Le grand débat démocratique promis n'a pas eu lieu. Certes, et contrairement à ce qu'affirma hier la rumeur, le texte ne sera pas examiné selon la procédure d'urgence. Pourtant - il faut l'avouer ! - cette rumeur, nous lui avons accordé du crédit, tant la procédure d'urgence est utilisée de façon routinière par le Gouvernement : sur la loi mort-née sur l'éducation, sur la loi dite pour l'égalité des chances, sur la loi sur le contrôle et la transparence des activités nucléaires, sur la loi sur les obtentions végétales, qui dormait depuis dix ans sur les bureaux du Sénat et qui entérina en quelques heures la toute- puissance des obtenteurs de semences.

Monsieur le ministre, je regrette qu'un débat approfondi n'ait pas eu lieu, non seulement sur le texte lui-même, mais aussi sur le type d'agriculture qu'il sous-tend et encourage.

Vous ironisez, monsieur le rapporteur, sur la façon dont les médias rendraient compte du débat sur les OGM - « réduit par les médias à des images de fauchage » -, mais comment en serait-il autrement alors qu'il n'a jamais été possible de débattre sereinement de cette orientation majeure et probablement irréversible de l'agriculture en France, en Europe et dans le monde ? Le tribunal d'Orléans n'a-t-il pas, en décembre dernier, relaxé des faucheurs, invoquant l'article 122-7 du code pénal et l'état de nécessité dans lequel ils se trouvaient ?

Le débat sera-t-il possible ici ? En vous écoutant, monsieur le ministre, j'ai douté un moment.

Comment pouvez-vous céder à la tentation d'amalgames aussi grossiers ? Les OGM, le génie génétique, les biotechnologies, tout cela, c'est la même chose pour vous ? Que croyez-vous prouver en rappelant qu'on utilise depuis plus de vingt ans, en milieu confiné, des levures et cellules génétiquement modifiées pour produire des facteurs de coagulation ou de l'insuline ? Que penseriez-vous d'un scientifique qui justifierait le recours à l'arme nucléaire ou la dissémination tous azimuts de déchets nucléaires par le fait bien réel, et que personne ne conteste, qu'on peut tuer des cellules cancéreuses par l'irradiation ciblée, en milieu très protégé, des tissus malades ?
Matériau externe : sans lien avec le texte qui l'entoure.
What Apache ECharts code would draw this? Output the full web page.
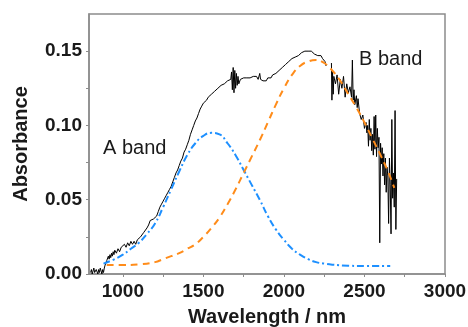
<!DOCTYPE html>
<html>
<head>
<meta charset="utf-8">
<script src="https://cdn.jsdelivr.net/npm/echarts@6/dist/echarts.min.js"></script>
<style>
html,body{margin:0;padding:0;background:#fff;}
#c{width:468px;height:327px;}
</style>
</head>
<body>
<div id="c"></div>
<script>
// Measured spectrum (black): wavelength (nm) and absorbance; null = gap in data
const spectrumWavelength = [
800,805,810,815,820,825,830,835,840,845,850,855,860,865,870,875,880,885,890,895,
900,905,910,915,920,925,930,935,940,945,950,960,970,980,990,1000,1010,1020,1030,1040,
1050,1060,1070,1080,1090,1100,1110,1120,1130,1140,1150,1160,1170,1180,1190,1200,1210,1220,1230,1240,
1250,1260,1270,1280,1290,1300,1310,1320,1330,1340,1350,1360,1370,1380,1390,1400,1410,1420,1430,1440,
1450,1460,1470,1480,1490,1500,1510,1520,1530,1540,1550,1560,1570,1580,1590,1600,1610,1620,1630,1640,
1650,1660,1670,1675,1680,1685,1690,1695,1700,1705,1710,1715,1720,1730,1740,1750,1760,1770,1780,1790,
1800,1810,1820,1830,1840,1850,1855,1860,1870,1880,1890,1900,1910,1920,1930,1940,1950,1960,1970,1980,
1990,2000,2010,2020,2030,2040,2050,2060,2070,2080,2090,2100,2110,2120,2130,2140,2150,2160,2170,2180,
2190,2200,2210,2220,2230,2240,2250,2255,2262,2278,
2295,2298,2302,2306,2310,2320,2330,2340,2350,2360,2370,2380,2390,2400,2410,2420,2425,2430,2435,2440,
2450,2455,2460,2470,2480,2490,2500,2510,2515,2520,2525,2530,2535,2540,2545,2550,2555,2560,2565,2570,
2575,2580,2585,2590,2595,2600,2605,2610,2615,2620,2625,2630,2635,2640,2645,2650,2655,2660,2665,2670,
2675,2680,2685,2690,2695,2700
];
const spectrumAbsorbance = [
0.001,0.003,0.000,0.002,0.004,0.001,0.000,0.003,0.002,0.000,0.003,0.001,0.004,0.002,0.000,0.003,0.001,0.004,0.006,0.005,
0.009,0.008,0.012,0.010,0.013,0.011,0.014,0.012,0.015,0.013,0.016,0.014,0.017,0.015,0.018,0.017,0.020,0.018,0.021,0.019,
0.022,0.020,0.022,0.020,0.023,0.022,0.025,0.026,0.028,0.029,0.031,0.033,0.036,0.035,0.037,0.036,0.039,0.042,0.045,0.047,
0.049,0.051,0.053,0.055,0.057,0.059,0.062,0.065,0.068,0.070,0.073,0.076,0.078,0.082,0.084,0.087,0.090,0.094,0.097,0.100,
0.103,0.105,0.108,0.111,0.113,0.115,0.116,0.117,0.119,0.120,0.121,0.122,0.123,0.124,0.125,0.126,0.127,0.128,0.128,0.129,
0.130,0.131,0.131,0.136,0.124,0.139,0.122,0.137,0.125,0.135,0.127,0.133,0.128,0.131,0.130,0.132,0.131,0.132,0.131,0.132,
0.132,0.133,0.132,0.133,0.131,0.135,0.131,0.132,0.130,0.131,0.130,0.132,0.133,0.132,0.134,0.134,0.135,0.136,0.137,0.138,
0.139,0.140,0.141,0.142,0.143,0.144,0.145,0.146,0.146,0.147,0.147,0.148,0.149,0.149,0.150,0.149,0.150,0.149,0.150,0.149,
0.148,0.148,0.147,0.146,0.147,0.145,0.146,0.143,0.140,null,
0.142,0.117,0.136,0.121,0.133,0.128,0.134,0.121,0.131,0.125,0.133,0.119,0.128,0.122,0.126,0.119,0.144,0.117,0.124,0.114,
0.120,0.112,0.118,0.108,0.104,0.107,0.098,0.102,0.095,0.100,0.086,0.104,0.090,0.098,0.083,0.094,0.080,0.106,0.084,0.107,
0.079,0.098,0.085,0.092,0.021,0.088,0.074,0.085,0.066,0.081,0.060,0.078,0.055,0.072,0.066,0.034,0.078,0.060,0.027,0.104,
0.051,0.068,0.045,0.110,0.030,0.064
];
// A band fit (blue dash-dot)
const bandAWavelength = [880,950,1000,1050,1100,1150,1200,1250,1300,1350,1400,1450,1500,1550,1600,1650,1700,1750,1800,1850,1900,1950,2000,2050,2100,2150,2200,2250,2300,2400,2500,2660];
const bandAAbsorbance = [0.007,0.010,0.013,0.017,0.021,0.027,0.034,0.045,0.057,0.069,0.080,0.088,0.093,0.095,0.094,0.088,0.080,0.070,0.060,0.050,0.039,0.030,0.023,0.017,0.013,0.010,0.008,0.007,0.0063,0.0056,0.0054,0.0054];
// B band fit (orange dashed)
const bandBWavelength = [900,1000,1100,1200,1250,1300,1350,1400,1450,1500,1550,1600,1650,1700,1750,1800,1850,1900,1950,2000,2050,2100,2150,2200,2250,2300,2350,2400,2450,2500,2550,2600,2650,2685];
const bandBAbsorbance = [0.006,0.006,0.0065,0.008,0.010,0.012,0.014,0.017,0.020,0.025,0.031,0.038,0.047,0.057,0.068,0.079,0.090,0.102,0.114,0.125,0.134,0.140,0.143,0.144,0.142,0.137,0.130,0.121,0.112,0.102,0.091,0.080,0.068,0.058];
// Axis ticks / labels
const xLabels = [1000,1500,2000,2500,3000];
const xTicks = [1000,1250,1500,1750,2000,2250,2500,2750,3000];
const yLabels = [0,0.05,0.10,0.15];
const yTicks = [0,0.025,0.05,0.075,0.10,0.125,0.15];
const bandNames = ['A band','B band'];

const zip = (xs, ys) => xs.map((x, i) => [x, ys[i] === null ? '-' : ys[i]]);

const chart = echarts.init(document.getElementById('c'), null, {renderer:'canvas'});
const axisColor = '#8c8c8c';
const font = 'Liberation Sans, Arial, sans-serif';
chart.setOption({
  animation:false,
  backgroundColor:'#fff',
  grid:{left:89,right:23,top:14,bottom:53,show:true,borderColor:axisColor,borderWidth:1.5,backgroundColor:'transparent',
        containLabel:false,outerBoundsMode:'none'},
  xAxis:{
    type:'value',min:790,max:3000,
    name:'Wavelength / nm',nameLocation:'middle',nameGap:33,
    nameTextStyle:{fontFamily:font,fontWeight:'bold',fontSize:20,color:'#1a1a1a'},
    axisLine:{show:true,lineStyle:{color:axisColor,width:1.5}},
    axisTick:{show:true,inside:false,length:3,customValues:xTicks,lineStyle:{color:axisColor,width:1}},
    axisLabel:{customValues:xLabels,margin:8,fontFamily:font,fontWeight:'bold',fontSize:19,color:'#1a1a1a',
      formatter:v=>String(Math.round(v))},
    splitLine:{show:false}
  },
  yAxis:{
    type:'value',min:0,max:0.175,
    name:'Absorbance',nameLocation:'middle',nameGap:58,
    nameTextStyle:{fontFamily:font,fontWeight:'bold',fontSize:20,color:'#1a1a1a'},
    axisLine:{show:true,lineStyle:{color:axisColor,width:1.5}},
    axisTick:{show:true,inside:false,length:3,customValues:yTicks,lineStyle:{color:axisColor,width:1}},
    axisLabel:{customValues:yLabels,margin:7,fontFamily:font,fontWeight:'bold',fontSize:19,color:'#1a1a1a',
      formatter:v=>v.toFixed(2)},
    splitLine:{show:false}
  },
  series:[
    {type:'line',data:zip(spectrumWavelength,spectrumAbsorbance),symbol:'none',connectNulls:false,
     lineStyle:{color:'#000',width:1},z:2},
    {type:'line',data:zip(bandAWavelength,bandAAbsorbance),symbol:'none',smooth:true,
     lineStyle:{color:'#1e90ff',width:2,type:[7,3,2,3]},z:3},
    {type:'line',data:zip(bandBWavelength,bandBAbsorbance),symbol:'none',smooth:true,
     lineStyle:{color:'#ff8c1a',width:2,type:[7,5]},z:4}
  ],
  graphic:[
    {type:'text',x:103,y:148,style:{text:bandNames[0],fontFamily:font,fontSize:20,fill:'#1a1a1a',textAlign:'left',textVerticalAlign:'middle'}},
    {type:'text',x:359,y:59,style:{text:bandNames[1],fontFamily:font,fontSize:20,fill:'#1a1a1a',textAlign:'left',textVerticalAlign:'middle'}}
  ]
});
</script>
</body>
</html>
Monsieur le ministre délégué à la recherche - l'absence des ministres de l'agriculture, de la santé et de l'écologie reste totalement mystérieuse à mes yeux -, vous avez également jugé bon de nous faire rêver un peu, invoquant l'utilité des OGM pour faire reculer la faim ou faire en sorte que les cochons qui empoisonnent la Bretagne excrètent moins de phosphates.

Quelle crédulité, monsieur le ministre ! Une crédulité inattendue, à vrai dire, chez un homme aussi expérimenté que vous : en d'autres temps, vous auriez cru aux avions renifleurs ! La réalité est tout autre : la quasi-totalité des dossiers d'autorisation concerne des plantes rendues résistantes aux herbicides ou qui se comportent elles-mêmes comme des herbicides.